В течение нескольких следующих веков вторая группа мудрецов — амораим (толкователи) — изучала Мишну, обсуждая ее строчку за строчкой; споры кипели в ученых собраниях, на площадях и в домах, дети опровергали отцов — и так поколение за поколением. Таким-то образом и создавался Талмуд. За четырьмя или пятью фразами Мишны, в которых выражена суть закона, следует страница — а то и двадцать страниц — комментариев, скрупулезного законоведческого анализа на иврите и на арамейском языке; этот анализ нередко перерастает в притчи, стихотворения, молитвы, исторические ссылки, научные рассуждения или застольные шутки. Это и есть Гемара (что значит «завершение»).

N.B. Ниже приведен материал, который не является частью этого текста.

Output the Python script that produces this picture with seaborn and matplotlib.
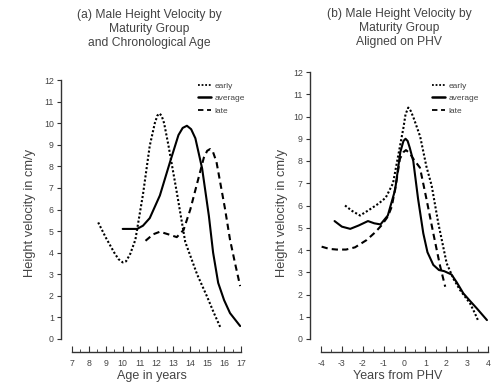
import matplotlib
matplotlib.use("Agg")
import matplotlib.pyplot as plt
from matplotlib.lines import Line2D
from matplotlib.ticker import MultipleLocator
import seaborn as sns
import pandas as pd

# ---- data: (a) chronological age ----
early_age = [8.55, 9.0, 9.5, 9.75, 10.0, 10.2, 10.45, 10.75, 11.2, 11.6, 11.9, 12.05, 12.17, 12.3, 12.45, 12.7, 13.2, 13.7, 14.4, 15.0, 15.4, 15.8]
early_age_v = [5.4, 4.7, 4.0, 3.7, 3.55, 3.6, 3.95, 4.6, 6.7, 8.95, 10.0, 10.35, 10.45, 10.35, 10.0, 9.0, 6.8, 4.5, 3.0, 1.95, 1.2, 0.5]
avg_age = [10.0, 10.85, 11.2, 11.6, 12.2, 12.8, 13.3, 13.55, 13.8, 14.05, 14.3, 14.7, 15.1, 15.35, 15.65, 16.0, 16.35, 16.95]
avg_age_v = [5.1, 5.1, 5.25, 5.6, 6.65, 8.2, 9.45, 9.78, 9.88, 9.72, 9.3, 7.9, 5.7, 4.0, 2.6, 1.8, 1.2, 0.6]
late_age = [11.35, 11.8, 12.2, 12.7, 13.2, 13.6, 14.0, 14.4, 14.8, 15.0, 15.17, 15.35, 15.55, 16.05, 16.35, 16.65, 16.95]
late_age_v = [4.55, 4.85, 4.97, 4.85, 4.72, 5.05, 6.0, 7.2, 8.4, 8.72, 8.8, 8.65, 8.2, 6.05, 4.6, 3.5, 2.45]

# ---- data: (b) years from PHV ----
early_phv = [-2.85, -2.5, -2.13, -1.7, -1.25, -0.9, -0.55, -0.35, -0.05, 0.05, 0.18, 0.3, 0.45, 0.75, 1.05, 1.3, 1.62, 2.02, 2.35, 2.66, 3.14, 3.35, 3.55]
early_phv_v = [6.0, 5.75, 5.55, 5.8, 6.08, 6.35, 7.0, 8.0, 9.5, 10.1, 10.4, 10.25, 9.9, 9.1, 7.75, 6.9, 5.2, 3.4, 2.7, 2.2, 1.6, 1.2, 0.78]
avg_phv = [-3.35, -3.0, -2.6, -2.2, -1.75, -1.45, -1.15, -0.8, -0.45, -0.2, -0.05, 0.05, 0.15, 0.25, 0.42, 0.65, 0.9, 1.1, 1.38, 1.65, 1.9, 2.25, 2.5, 2.82, 3.15, 3.46, 3.95]
avg_phv_v = [5.3, 5.05, 4.95, 5.1, 5.3, 5.2, 5.15, 5.55, 6.7, 8.4, 8.9, 9.0, 8.9, 8.6, 8.0, 6.3, 4.75, 3.9, 3.33, 3.1, 3.05, 2.9, 2.55, 2.05, 1.7, 1.38, 0.85]
late_phv = [-3.97, -3.6, -3.25, -2.8, -2.37, -1.81, -1.4, -1.09, -0.8, -0.61, -0.4, -0.22, -0.05, 0.07, 0.25, 0.42, 0.74, 1.05, 1.38, 1.7, 1.95]
late_phv_v = [4.15, 4.05, 4.02, 4.02, 4.12, 4.45, 4.8, 5.12, 5.5, 5.95, 7.0, 8.1, 8.4, 8.49, 8.35, 8.1, 7.7, 6.3, 4.75, 3.3, 2.35]

groups = ["early", "average", "late"]
x_ticks_a = list(range(7, 18))
x_ticks_b = list(range(-4, 5))
y_ticks = list(range(0, 13))

titles = ["(a) Male Height Velocity by\nMaturity Group\nand Chronological Age",
          "(b) Male Height Velocity by\nMaturity Group\nAligned on PHV"]
xlabels = ["Age in years", "Years from PHV"]
ylabel = "Height velocity in cm/y"


def frame(xs, vs):
    rows = []
    for g, x, v in zip(groups, xs, vs):
        for a, b in zip(x, v):
            rows.append({"x": a, "v": b, "group": g})
    return pd.DataFrame(rows)


df_a = frame([early_age, avg_age, late_age], [early_age_v, avg_age_v, late_age_v])
df_b = frame([early_phv, avg_phv, late_phv], [early_phv_v, avg_phv_v, late_phv_v])

sns.set_theme(style="ticks")
plt.rcParams["font.family"] = ["Liberation Sans", "DejaVu Sans"]
plt.rcParams["axes.unicode_minus"] = False
plt.rcParams["lines.solid_joinstyle"] = "round"
plt.rcParams["lines.dash_joinstyle"] = "round"
TXT = "#444444"

W, H = 499, 387
fig = plt.figure(figsize=(W / 100, H / 100), dpi=100)


def fx(x):
    return x / W


def fy(y):
    return 1 - y / H


ax_a = fig.add_axes([fx(72), fy(339), (241 - 72) / W, (339 - 80) / H])
ax_b = fig.add_axes([fx(321), fy(339), (488 - 321) / W, (339 - 72) / H])

dashes = {"early": (1, 1), "average": "", "late": (3, 2)}
palette = {g: "black" for g in groups}

for ax, df, xt in [(ax_a, df_a, x_ticks_a), (ax_b, df_b, x_ticks_b)]:
    sns.lineplot(data=df, x="x", y="v", hue="group", style="group", dashes=dashes,
                 palette=palette, hue_order=groups, style_order=groups,
                 linewidth=1.5, sort=False, legend=False, ax=ax)
    ax.set_xlim(xt[0], xt[-1])
    ax.set_ylim(0, 12)
    ax.set_xticks(xt)
    ax.set_yticks(y_ticks)
    ax.xaxis.set_minor_locator(MultipleLocator(0.5))
    ax.set_xlabel("")
    ax.set_ylabel("")
    for s in ["top", "right"]:
        ax.spines[s].set_visible(False)
    ax.spines["left"].set_position(("outward", 8))
    ax.spines["bottom"].set_position(("outward", 9.5))
    ax.spines["left"].set_bounds(0, 12)
    ax.spines["bottom"].set_bounds(xt[0], xt[-1])
    for s in ["left", "bottom"]:
        ax.spines[s].set_linewidth(1.0)
        ax.spines[s].set_color("#333333")
    ax.tick_params(axis="y", direction="out", length=3, width=0.8, labelsize=6.3,
                   colors="#333333", labelcolor=TXT, pad=2)
    ax.tick_params(axis="x", which="major", direction="in", length=4, width=0.8,
                   labelsize=6.3, colors="#333333", labelcolor=TXT, pad=5)
    ax.tick_params(axis="x", which="minor", direction="in", length=2, width=0.6,
                   colors="#333333")
    ax.patch.set_alpha(0)

# titles
fig.text(fx(149), fy(9), titles[0], ha="center", va="top", fontsize=8.7,
         color=TXT, linespacing=1.2)
fig.text(fx(399), fy(8), titles[1], ha="center", va="top", fontsize=8.7,
         color=TXT, linespacing=1.2)

# axis labels
fig.text(fx(152), fy(376), xlabels[0], ha="center", va="center", fontsize=9, color=TXT)
fig.text(fx(398), fy(376), xlabels[1], ha="center", va="center", fontsize=9, color=TXT)
fig.text(fx(30), fy(213), ylabel, ha="center", va="center", rotation=90, fontsize=9.3, color=TXT)
fig.text(fx(282), fy(213), ylabel, ha="center", va="center", rotation=90, fontsize=9.3, color=TXT)

# legends
handles = [Line2D([], [], color="black", lw=1.3, dashes=(1, 1)),
           Line2D([], [], color="black", lw=1.8),
           Line2D([], [], color="black", lw=1.3, dashes=(3, 2))]
for ax, (lx, ly) in [(ax_a, (198, 82)), (ax_b, (432, 82))]:
    leg = ax.legend(handles, groups, loc="upper left",
                    bbox_to_anchor=(fx(lx), fy(ly)), bbox_transform=fig.transFigure,
                    frameon=False, fontsize=6, handlelength=1.6, handletextpad=0.4,
                    labelspacing=0.55, borderaxespad=0, borderpad=0)
    for t in leg.get_texts():
        t.set_color(TXT)

fig.savefig("out.png", dpi=100)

Год за годом амораим пылко дискутировали друг с другом, содержание споров передавалось из поколения в поколение, толкования наслаивались одно на другое и разрастались как снежный ком, с каждым следующим десятилетием налагая новое бремя на память знатоков Талмуда. Наконец, запомнить все это для большинства людей стало настолько же невозможно, насколько сейчас невозможно запомнить Британскую энциклопедию. В это время рушилась Римская империя, Средиземноморье раздиралось войнами, связи между евреями, жившими в разных краях, ослабли и грозили совсем прерваться, а это означало бы конец существования народа, изгнанного и разбросанного по свету. И тогда двое из последних толкователей Талмуда — Рав Аши и Равина — решили порвать с установленной традицией, согласно которой Гемара была неписаным сводом познаний. Они старательно записали все, что смогли, из трехвековых еврейских дебатов по поводу Танаха и по поводу Мишны. Таким образом они оформили тот самый Талмуд, за который четырнадцать веков спустя — тридцать лет тому назад — засадил меня мой дед.
Как выглядит Талмуд
Более чем какая-либо другая книга, Талмуд читается как расшифрованные стенографические заметки. Споры, разговоры следуют один за другим — страстные, многозначительные, лаконичные, запечатленные в четких ритмах, хорошо запоминаемых. Доминирует драматическая форма — то есть вся Гемара написана в виде диалогов.
Каждый диалог начинается с какой-то цитаты из Мишны. Но он не обязательно ограничивается этот цитатой. Фраза, слово, мысль, взятые из Мишны, дают повод к тому, чтобы поднять новую тему, и эта тема, да еще вдобавок с комментариями многочисленных толкователей за двести-триста лет, может охватывать чуть ли не полдюжины страниц. Таков характер устного изучения — предмет познается через беседы и дискуссии. По мере того как какие-то новые интересные мысли вдруг осеняют спорящих, они склонны неожиданно переключаться с предмета на предмет, вместо того чтобы строго придерживаться какого-то определенного, продуманного одним автором плана (как делает в наше время человек, пишущий книгу).
Мы почти зрительно воспринимаем картину, как два составителя Гемары втискивают в свою рукопись огромный материал, хранящийся в их памяти, записывают современные им притчи, пословицы, изречения, стараются не упустить — не дай Б-г! — хоть какой-то мелочи, какого-то обрывка известных им сведений и рассуждений на затронутую тему. Возможно, Рав Аши и Равина собирались в один прекрасный день скомпоновать и систематизировать записанный ими материал, придать ему стройную форму единого трактата. А может быть (по-моему, это более вероятно), им и в голову не приходило, что надо будет потом проделать такую работу. Сам труд по написанию Талмуда казался им составлением именно этого необходимого справочного пособия, которое призвано было сохранить мудрость иудаизма для будущих веков, даже если уровень образованности и учености у евреев упадет. А если при этом в главе о праздниках будут описаны также правила соблюдения траура или если предписания, касающиеся новогодних обрядов, прервутся астрономическими рассуждениями, то что с того? Впоследствии знатоки много раз приводили Талмуд «в порядок» и, каждый на свой лад, перекраивали его, систематизировали, делили на тематические разделы. Но никакое систематизированное издание никогда не смогло заменить для евреев хаотичного, сложного, глубокого* «болтливого» Талмуда: ему отдавали евреи свою любовь и преданность. И сейчас, когда после долгих веков нашей истории у нас накопилась богатейшая правоведческая литература, уже нет сомнений, что гравитационными центрами ее законодательных принципов остаются Мишна и Гемара — подобно тому, как первоосновы иудейской веры запечатлены в Танахе.